Defendant defrauded federal agency and filed for bankruptcy despite owning millions of dollars in assets
LEXINGTON, KY. - A federal jury has found a Nicholasville woman guilty of defrauding the Social Security Administration (SSA), for approximately a decade, and fraudulently filing for bankruptcy, among other charges.
On Thursday evening, a jury convicted 51-year-old Sheryl Bruner of one count each of theft of government money, failure to disclose assets, and bankruptcy fraud. She was also convicted of ten counts of money laundering and two counts of making false statements. The jury returned the verdicts after approximately two and a half hours of deliberation, following four days of trial.
The evidence at trial established that, from 2003 until 2013, Bruner fraudulently claimed that she was disabled and had no funds or source of income, in order to qualify for financial assistance from the Supplemental Security Income (SSI) program. SSI is an income assistance program designed to provide financial assistance to elderly and disabled individuals who meet the program’s eligibility requirements. Bruner failed to disclose, and concealed from the SSA, that she owned multiple companies, which collectively earned millions of dollars during the time she was receiving financial assistance.

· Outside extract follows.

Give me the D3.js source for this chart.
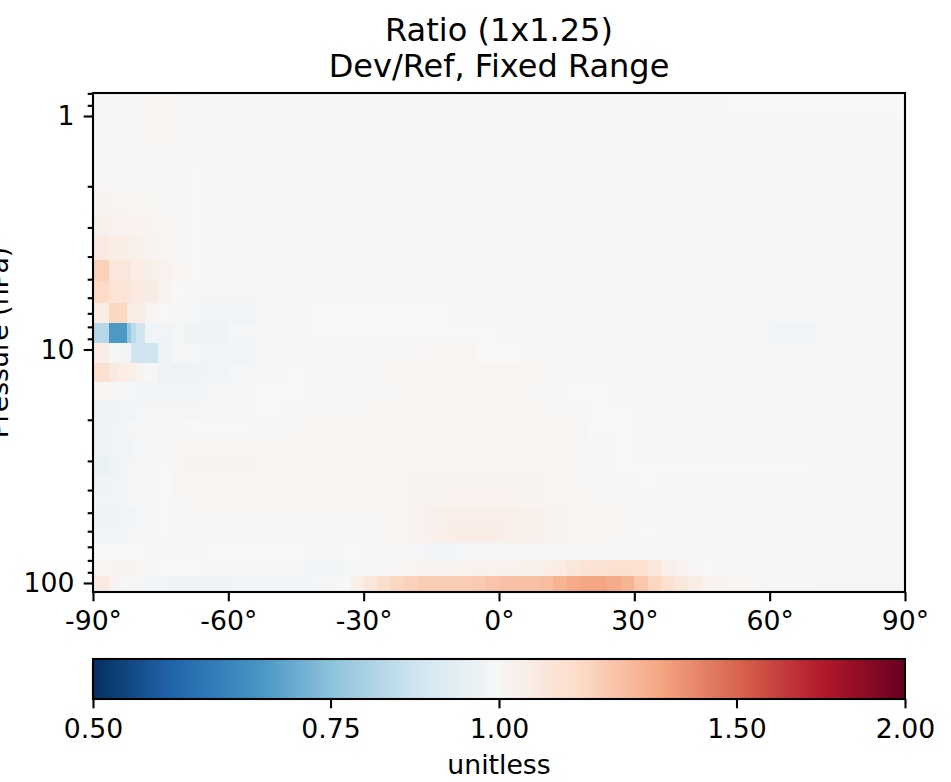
<!DOCTYPE html>
<html><head><meta charset="utf-8">
<script src="https://cdn.jsdelivr.net/npm/d3@7"></script>
<style>html,body{margin:0;padding:0;background:#fff}svg{display:block}text{font-family:"DejaVu Sans";fill:#000}</style>
</head><body><div id="chart"></div>
<script>
const titleLines = ["Ratio (1x1.25)", "Dev/Ref, Fixed Range"];
const yLabel = "Pressure (hPa)";
const barLabel = "unitless";
const latTicks = [-90,-60,-30,0,30,60,90];
const pressureMajor = [1,10,100];
const pressureMinor = [0.8,0.9,2,3,4,5,6,7,8,9,20,30,40,50,60,70,80,90];
const barTicks = [0.5,0.75,1,1.5,2];
const rampStops = ["#053061","#2166ac","#4393c3","#92c5de","#d1e5f0","#f7f7f7","#fddbc7","#f4a582","#d6604d","#b2182b","#67001f"];
const latEdges = [-90,-86.5,-84.5,-82.5,-81.5,-80.5,-78.5,-75.5,-72.5,-69.5,-66,-60,-54,-48,-42,-36,-30,-27,-24,-20,-15,-10,-5,0,5,10,15,20,25,30,35,40,45,50,55,60,70,90];
const surfaceLatEdges = [-90,-86.5,-84.5,-82.5,-81.5,-80.5,-78.5,-75.5,-72.5,-69.5,-66,-60,-54,-48,-42,-36,-33,-30,-27,-24,-21,-18,-15,-12,-9,-6,-3,0,3,6,9,12,15,18,21,24,27,30,33,36,39,42,45,48,51,54,57,60,70,90];
const pressureEdges = [0.797,1.02,1.28,1.65,2.1,2.65,3.29,4.14,5.08,6.31,7.7,9.39,11.4,13.8,16.6,20.1,24,28.8,34.2,40.7,48.2,56.9,67.3,79.9,93.5,109.3];
const ratio = [
[1.005,1.005,1.005,1.005,1.005,1.005,1.012,1.012,1.008,1.008,.995,.995,.995,.995,.995,.995,.995,.995,.995,.995,.995,.995,.995,.995,.995,.995,.995,.995,.995,.995,.995,.995,.995,1,1,1,1],
[1.005,1.005,1.005,1.005,1.005,1.005,1.012,1.012,1.006,1.006,.995,.995,.995,.995,.995,.995,.995,.995,.995,.995,.995,.995,.995,.995,.995,.995,.995,.995,.995,.995,.995,.995,.995,.995,.995,.995,.995],
[1.005,1.005,1.005,1.005,1.005,1.005,1.006,1.008,1.004,1.004,.995,.995,.995,.995,.995,.995,.995,.995,.995,.995,.995,.995,.985,.985,.985,.985,.985,.985,.985,.995,.995,.995,.995,.995,.995,.995,.995],
[1.005,1.005,1.005,1.005,1.005,1.005,1.006,1.008,1.006,1,.995,.995,.995,.995,.995,.995,.995,.995,.995,.995,.985,.985,.985,.985,.985,.985,.985,.985,.985,.985,.985,.995,.995,.995,.995,.995,.995],
[1.018,1.015,1.015,1.012,1.012,1.012,1.008,1.008,1.004,1,.995,.995,.995,.995,.995,.995,.995,.995,.985,.985,.985,.985,.985,.985,.985,.985,.985,.985,.985,.985,.985,.985,.995,.995,.995,.995,.995],
[1.035,1.03,1.03,1.028,1.028,1.022,1.015,1.012,1.006,1.002,.995,.995,.995,.995,.995,.985,.985,.985,.985,.985,.985,.985,.985,.985,.985,.985,.985,.985,.985,.985,.985,.985,.985,.985,.985,.985,.985],
[1.07,1.05,1.05,1.04,1.04,1.035,1.02,1.012,1.006,1,.995,.985,.985,.995,.995,.995,.995,.995,.995,.995,.985,.985,.985,.985,.985,.985,.985,.985,.985,.985,.985,.985,.985,.985,.985,.985,.985],
[1.18,1.09,1.08,1.08,1.05,1.05,1.04,1.03,1.012,1,.985,.985,.985,.995,.995,.995,.995,.995,.995,.995,.995,.995,.985,.985,.985,.985,.985,.985,.985,.985,.985,.985,.985,.985,.985,.985,.985],
[1.15,1.1,1.1,1.09,1.07,1.07,1.055,1.02,1,.995,.985,.985,.985,.995,.995,.995,.995,.995,.995,.995,.995,.995,.995,.985,.985,.985,.985,.985,.985,.985,.985,.985,.985,.985,.985,.985,.985],
[1.05,1.16,1.16,1.05,1.05,1.05,1.01,1,.995,.985,.975,.975,.985,.995,1,1,1,1,1,1,1,.995,.995,.985,.985,.985,.985,.985,.985,.985,.985,.985,.985,.985,.985,.985,.985],
[.82,.67,.67,.77,.83,.87,.98,.98,.99,.97,.97,.985,.99,.995,1,1,1,1,1,1,1,1,1,.995,.985,.985,.985,.985,.985,.985,.985,.985,.985,.985,.985,.98,.985],
[1.05,.995,.99,.98,.87,.87,.87,.96,.985,.985,.975,.975,.99,.995,1.005,1.005,1.005,1.005,1.005,1.005,1.015,1.015,1,1,.995,.995,.985,.985,.985,.985,.985,.985,.985,.985,.985,.985,.985],
[1.12,1.07,1.05,1.04,1.04,1.02,.995,.96,.96,.97,.975,.985,.995,.998,1.005,1.005,1.005,1.005,1.015,1.015,1.015,1.015,1.015,1.015,1.015,1.005,.995,.995,.995,.985,.985,.985,.985,.985,.985,.985,.985],
[1.015,.985,.985,.985,.985,.98,.98,.98,.975,.98,.985,.985,.998,1,1.005,1.008,1.008,1.01,1.01,1.012,1.012,1.012,1.012,1.012,1.01,1.005,1,1,.995,.995,.995,.985,.985,.985,.985,.985,.985],
[.97,.97,.975,.98,.98,.985,.985,.985,.99,.99,.995,.995,1,1.006,1.01,1.01,1.01,1.012,1.012,1.012,1.012,1.012,1.015,1.012,1.012,1.01,1.005,1,.998,.995,.995,.995,.985,.985,.985,.985,.985],
[.97,.975,.975,.985,.985,.985,.985,.99,.995,.998,1,1,1.004,1.008,1.012,1.012,1.012,1.012,1.012,1.012,1.012,1.012,1.012,1.015,1.012,1.012,1.008,1,.998,.995,.995,.995,.995,.985,.985,.985,.985],
[.97,.975,.98,.98,.985,.985,.99,.995,1.005,1.012,1.012,1.012,1.015,1.015,1.015,1.015,1.015,1.015,1.015,1.015,1.015,1.015,1.015,1.012,1.012,1.012,1.01,1.005,1,.996,.996,.996,.996,.996,.99,.99,.99],
[.955,.96,.975,.985,.99,.99,.995,1,1.012,1.018,1.018,1.018,1.015,1.012,1.012,1.012,1.012,1.012,1.012,1.012,1.012,1.012,1.012,1.012,1.012,1.012,1.01,1.005,1,.997,.997,.997,.997,.997,.997,1,1.004],
[.97,.975,.98,.985,.985,.985,.99,1,1.01,1.012,1.012,1.012,1.012,1.012,1.012,1.012,1.012,1.012,1.012,1.02,1.02,1.02,1.02,1.02,1.02,1.012,1.01,1.01,1.004,.997,.99,.99,.99,.99,.99,.995,.995],
[.975,.975,.98,.985,.985,.985,.995,1,1.006,1.01,1.012,1.012,1.012,1.012,1.012,1.012,1.012,1.012,1.015,1.025,1.025,1.03,1.03,1.025,1.02,1.015,1.012,1.01,1.005,.995,.99,.985,.985,.985,.985,.985,.985],
[.97,.97,.975,.98,.98,.985,.99,1,1.005,1.008,1.01,1.01,1.01,1.01,1.01,1.01,1.01,1.01,1.015,1.03,1.04,1.045,1.045,1.04,1.035,1.02,1.015,1.012,1.01,.995,.99,.985,.985,.985,.985,.985,.985],
[.98,.98,.98,.985,.985,.99,.995,1,1.004,1.006,1.008,1.008,1.008,1.008,1.008,1.008,1.008,1.008,1.015,1.03,1.045,1.05,1.05,1.045,1.035,1.025,1.015,1.012,1.01,.998,.99,.985,.985,.985,.985,.985,.985],
[1,1,1,1,1.002,1.002,1.004,1.005,1.005,1.004,1,1,1,1.002,1.004,1,.995,.99,.99,.985,.98,.985,.985,.985,.985,.985,.985,.985,.985,.99,.99,.99,.985,.985,.985,.985,.985],
[1.01,1.015,1.02,1.02,1.015,1.012,1.004,.997,.997,.997,.996,.99,.99,.985,.98,.985,.985,.99,1,1.008,1.012,1.018,1.02,1.022,1.025,1.028,1.03,1.03,1.032,1.035,1.045,1.06,1.08,1.1,1.11,1.115,1.12,1.11,1.08,1.045,1.02,1.008,1,.995,.99,.985,.985,.985,.985],
[1.07,1.02,.995,.99,.985,.985,.98,.975,.97,.97,.97,.975,.975,.975,.985,1,1.04,1.09,1.13,1.16,1.18,1.19,1.19,1.19,1.19,1.2,1.22,1.23,1.23,1.23,1.24,1.27,1.3,1.32,1.32,1.3,1.27,1.21,1.16,1.12,1.08,1.05,1.03,1.02,1.012,1.005,.99,.992,.985]
];

const W = 951, H = 782;
const plot = {l: 93, r: 905, t: 93, b: 592};
const bar = {t: 659, b: 699};
const svg = d3.select("#chart").append("svg").attr("width", W).attr("height", H);

const x = d3.scaleLinear().domain([-90, 90]).range([plot.l, plot.r]);
const y = d3.scaleLog().domain([pressureEdges[0], pressureEdges[pressureEdges.length-1]]).range([plot.t, plot.b]);
const cb = d3.scaleLog().domain([0.5, 2]).range([plot.l, plot.r]);
const ramp = d3.scaleLinear().domain(d3.range(rampStops.length).map(i => i/(rampStops.length-1))).range(rampStops).clamp(true);
const unit = d3.scaleLog().domain([0.5, 2]).range([0, 1]);
const color = v => ramp(unit(v));

const cells = ratio.flatMap((row, j) => {
  const edges = row.length === latEdges.length - 1 ? latEdges : surfaceLatEdges;
  return row.map((v, i) => ({a: edges[i], b: edges[i+1], j, v}));
});
svg.append("g").selectAll("rect").data(cells).join("rect")
  .attr("x", d => x(d.a)).attr("y", d => y(pressureEdges[d.j]))
  .attr("width", d => x(d.b) - x(d.a))
  .attr("height", d => y(pressureEdges[d.j+1]) - y(pressureEdges[d.j]))
  .attr("fill", d => color(d.v)).attr("shape-rendering", "crispEdges");

const LW = 2.1, FS = 26.7, MAJ = 9.3, MIN = 5.3;
svg.append("g").attr("transform", `translate(0,${plot.b})`)
  .call(d3.axisBottom(x).tickValues(latTicks).tickFormat(d => d + "°").tickSize(MAJ).tickPadding(9.7));
svg.append("g").attr("transform", `translate(${plot.l},0)`)
  .call(d3.axisLeft(y).tickValues(pressureMinor).tickFormat("").tickSize(MIN));
svg.append("g").attr("transform", `translate(${plot.l},0)`)
  .call(d3.axisLeft(y).tickValues(pressureMajor).tickFormat(d3.format("d")).tickSize(MAJ).tickPadding(9.3));

const steps = d3.range(256).map(i => 0.5 * Math.pow(4, i/256));
svg.append("g").selectAll("rect").data(steps).join("rect")
  .attr("x", d => cb(d)).attr("y", bar.t)
  .attr("width", d => cb(d * Math.pow(4, 1/256)) - cb(d) + 1)
  .attr("height", bar.b - bar.t)
  .attr("shape-rendering", "crispEdges")
  .attr("fill", d => ramp(unit(d) + 0.5/256));
svg.append("g").attr("transform", `translate(0,${bar.b})`)
  .call(d3.axisBottom(cb).tickValues(barTicks).tickFormat(d3.format(".2f")).tickSize(MAJ).tickPadding(10.7));

svg.selectAll(".domain").attr("stroke", "none");
svg.selectAll(".tick line").attr("stroke", "#000").attr("stroke-width", LW);
svg.selectAll(".tick text").attr("font-family", "DejaVu Sans").attr("font-size", FS).attr("fill", "#000");

svg.append("rect").attr("x", plot.l).attr("y", plot.t).attr("width", plot.r-plot.l).attr("height", plot.b-plot.t)
  .attr("fill", "none").attr("stroke", "#000").attr("stroke-width", LW);
svg.append("rect").attr("x", plot.l).attr("y", bar.t).attr("width", plot.r-plot.l).attr("height", bar.b-bar.t)
  .attr("fill", "none").attr("stroke", "#000").attr("stroke-width", LW);

svg.selectAll(".title").data(titleLines).join("text").attr("class", "title")
  .attr("x", (plot.l+plot.r)/2).attr("y", (d, i) => 41 + i*36)
  .attr("text-anchor", "middle").attr("font-size", 32).text(d => d);
svg.append("text").attr("transform", `translate(8,${(plot.t+plot.b)/2}) rotate(-90)`)
  .attr("text-anchor", "middle").attr("font-size", FS).text(yLabel);
svg.append("text").attr("x", (plot.l+plot.r)/2).attr("y", 774)
  .attr("text-anchor", "middle").attr("font-size", FS).text(barLabel);
</script></body></html>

Bruner worked primarily as a Medicaid service provider.
The evidence also established that, on May 16, 2013, Bruner filed for bankruptcy, despite the fact that she had more than a million dollars in assets. Bruner had tried to hide the amount of cash she had on hand, the bank and trust accounts she maintained or controlled, and vehicles and real estate she owned.
Kerry B. Harvey, U.S. Attorney for the Eastern District of Kentucky andThomas Caul was recently selected as the Special Agent-in-Charge of the Social Security Administration, Office of the Inspector General, Office of Investigations for the Atlanta Field Division.
The investigation was conducted by the Social Security Administration, Office of the Inspector General, Office of Investigations. Assistant U.S. Attorney Ken Taylor prosecuted the case on behalf of the federal government.
Bruner is scheduled to appear for sentencing in June 2014. The money laundering offenses carry a maximum of 20 years in prison, the theft of government property offense carries a maximum of 10 years, and the other offenses each carry a maximum penalty of five years. However, any sentence would be imposed by the Court, after consideration of the United States Sentencing Guidelines and the federal statutes governing the imposition of sentences.